With no other options, he got a job and moved us across the country for a
new start. I was excited that he finally had a real job again, with health care
benefits for our family. We could start saving and work to recoup all that was
Or so I thought.
The taxes from his 401K liquidation hit and we couldn’t pay them. He
confessed that money that had been set aside for taxes had been spent too.
So we had to borrow money.
When that ran out, I had to liquidate my 20 year savings in 401K.
Yet that wasn’t the worst of it.
He then lost his new job and had a severe heart attack. We were left with bills
we couldn’t pay. We couldn’t pay our monthly rent and had to move to a less
expensive, much smaller home. The children had to start at a new school.

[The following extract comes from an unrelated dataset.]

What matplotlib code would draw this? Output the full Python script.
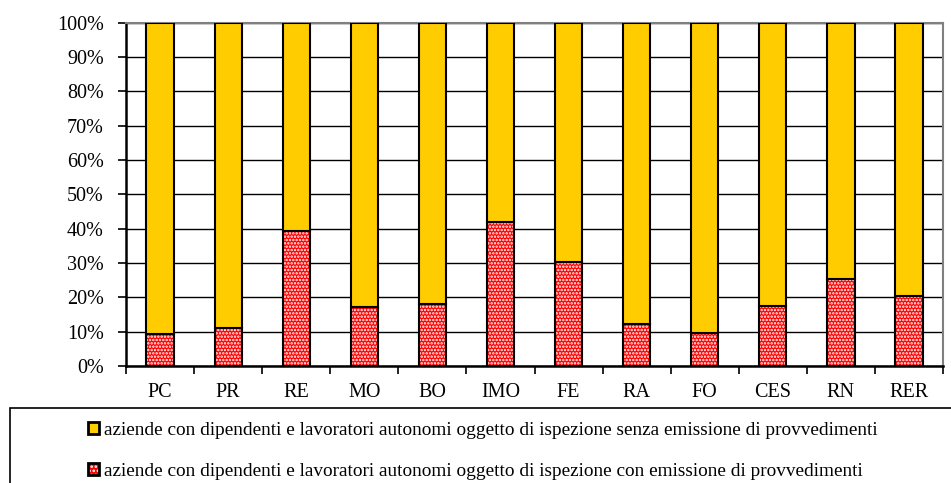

I had begun working part time to get a little money coming in, while also
taking care of the kids. I was doing my best to do my part. After all, he
working so hard trying to provide for his family. He was not present,
physically or mentally for me and the kids, because he was always “trying to
make money”. But we were working through this together because that’s
what you do in a marriage.
He told me he wasn’t happy. He told me that our sex life wasn’t good. He told
me that I nit-picked too much. He told me we needed to get a divorce. So we
told the kids, and he moved out.
Then, one average day at work, I received a phone call that crushed me. It
was from my husband’s 20 year old Sugar Baby. Things weren’t going well in
their arrangement, so she decided I should know everything.
Imagine receiving that phone call.
I learned that their arrangement wasn’t new. In the midst of all of our
financial devastation, he chose to become a Sugar Daddy. He listed himself
and his “wealthy” offerings on-line, painting a picture of a man ready to spoil
some very lucky ladies.
I know what you were thinking because I thought it too:
“Aren’t Sugar Daddies supposed to have money? Isn’t that the point?”
I have learned that the rules don’t apply if you’re a Sugar Daddy who is also a
pathological liar and narcissist.
Realizing that all those trips in the years prior, to try to “drum up business” was
nothing but a cover. They were all trips to hotels to wine, dine, and have sex
with his 24 and then 20 year old sugar babies. Women more than half his
age. This had been going on for at least two years, while I was home raising
the children, determined to be present and available to meet their emotional
and physical needs all on my own.
Shell-shocked, I contacted a divorce attorney. Without any money to retain
counsel, I had to borrow from my family. In reviewing marital debt, I learned
it was even worse than I realized. We now held credit card debt in the
multiple thousands of dollars, and learned that he had opened and maxed out
two other credit cards for the sole purpose of financing his role as a Sugar
Daddy. Obviously, that was all a surprise to me. I learned that in our new
state of California, I’m liable for half of all of our debt, including his Sugar
Daddy credit cards.
Learning this was insult on top of injury.
My mind raced for days with the same questions on replay:
How did I not know?
How could I have been so stupid?
How could he do this?
How could I tell anyone any of this?
How pathetic will I look?
How do I get my kids through this?
How do I work through this type of grief?
My children and I were betrayed in the worst way possible and my grief only
grew as I learned more of the awful truth.
All of our money was lost so that he could spoil these “babies”. It is
heartbreaking to know that his real “babies”, his two beautiful children, didn’t
get to experience dinners out at restaurants, exciting trips to Europe in nice
hotels, and shopping trips for fancy new clothes. Instead, they were at home
with me, the three of us eating my home cooked meals around our tiny
kitchen table for four.
Now he is gone, and they are still with me, around that tiny table. I am
grateful I have 100% custody of our kids. He comes to see the kids 3 times a
week. I have to share my home with this person, be civil to him, because the
kids are watching EVERYTHING.
Since my soon-to- be-ex- husband doesn’t have a job, he moved in with a
friend who lives an hour away.
Or so he says.
I am still in the process of divorce, and I have so many worries with no
answers. The trauma of discovery coupled with the realization of such
intimate betrayal creates a grief that I don’t wish on ANYONE.
He is out there in the world, being whomever he needs to be for whomever
he is with. He is not who he once was to me, or to our children. He has
robbed us of our future and tainted every memory of our past.
This is my ambiguous grief.
A grief that is often crippling.
A grief few understand.
A grief I can’t truly articulate.
A grief I pray will be able to heal.